I speak for my fellows: it's hard work being a grammarian.
We are constantly cringing, wincing and clutching our dictionaries to our chests. We battle dueling forces: the urge to blurt out a correction or the willpower to just keep quiet.
We talk Strunk and White; we quote from the scripture of Eats, Shoots and Leaves. We get emails from co-workers who should know the difference between there, their and they're; we can't take seriously a superior's remark that a situation is "unexceptable." (Wouldn't this necessarily mean that there is nothing to which she can take exception?) We vote for the candidate with the best grammar; we cannot, in good conscience, support someone who says "irregardless".
We are an ungrateful lot. We have a hard time accepting a thank you note that reads, "Your awesome!" By the same reasoning, we refuse to be offended by graffiti that reads, "Your a bitch." Not us, no; we are merely grammarians.

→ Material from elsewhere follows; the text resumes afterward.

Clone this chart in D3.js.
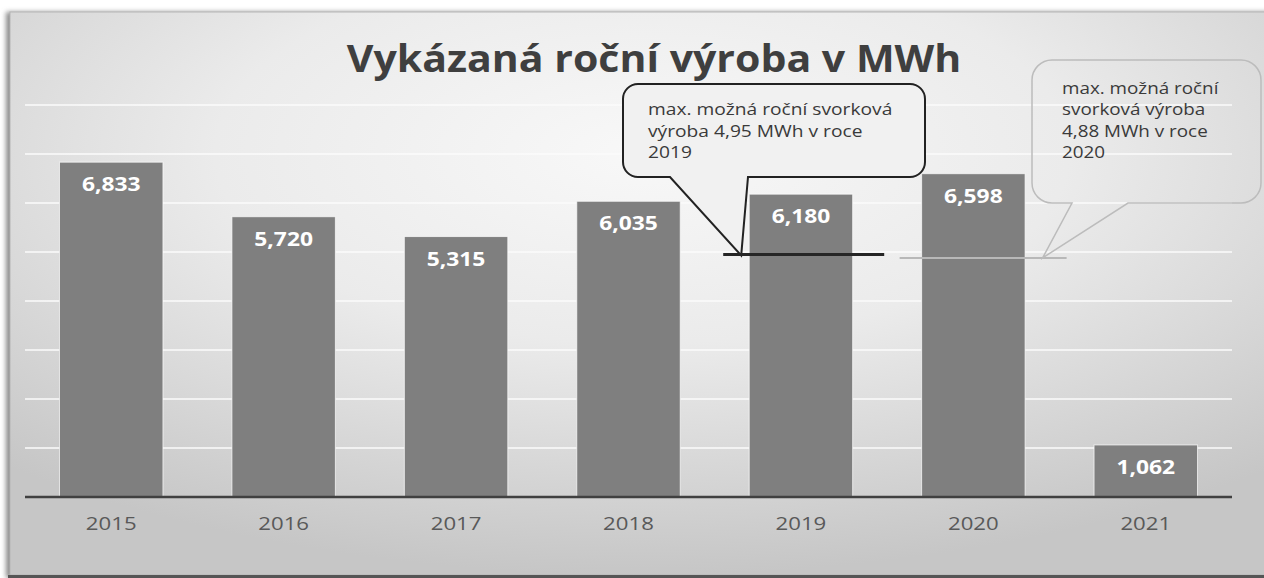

We stand tongue-tied when a colleague asks us to "pronunciate" a word; later, a student asks, "Does spelling count?" and we are baffled. Of course it counts. Can there possibly be a situation in the entire course of human history in which spelling has not counted?
We are often moody, wary, loathe to get involved. Who, anymore, wants a grammarian for a friend? We turn the same critical eye inward, flogging ourselves for typos in emails, offering extra credit for students who find our mistakes. We have a creed: Proofread twice, print once.
Stopped at a red light, we laugh at the message on a license plate holder with a grammatical error; isn't that akin to a misspelled tattoo? The driver, who possibly failed grade-school Language Arts, who likely has not read any good panda jokes, flips us an angry gesture. We stop chuckling, suitably warned.
Correcting the wrong person's grammar may well get us killed.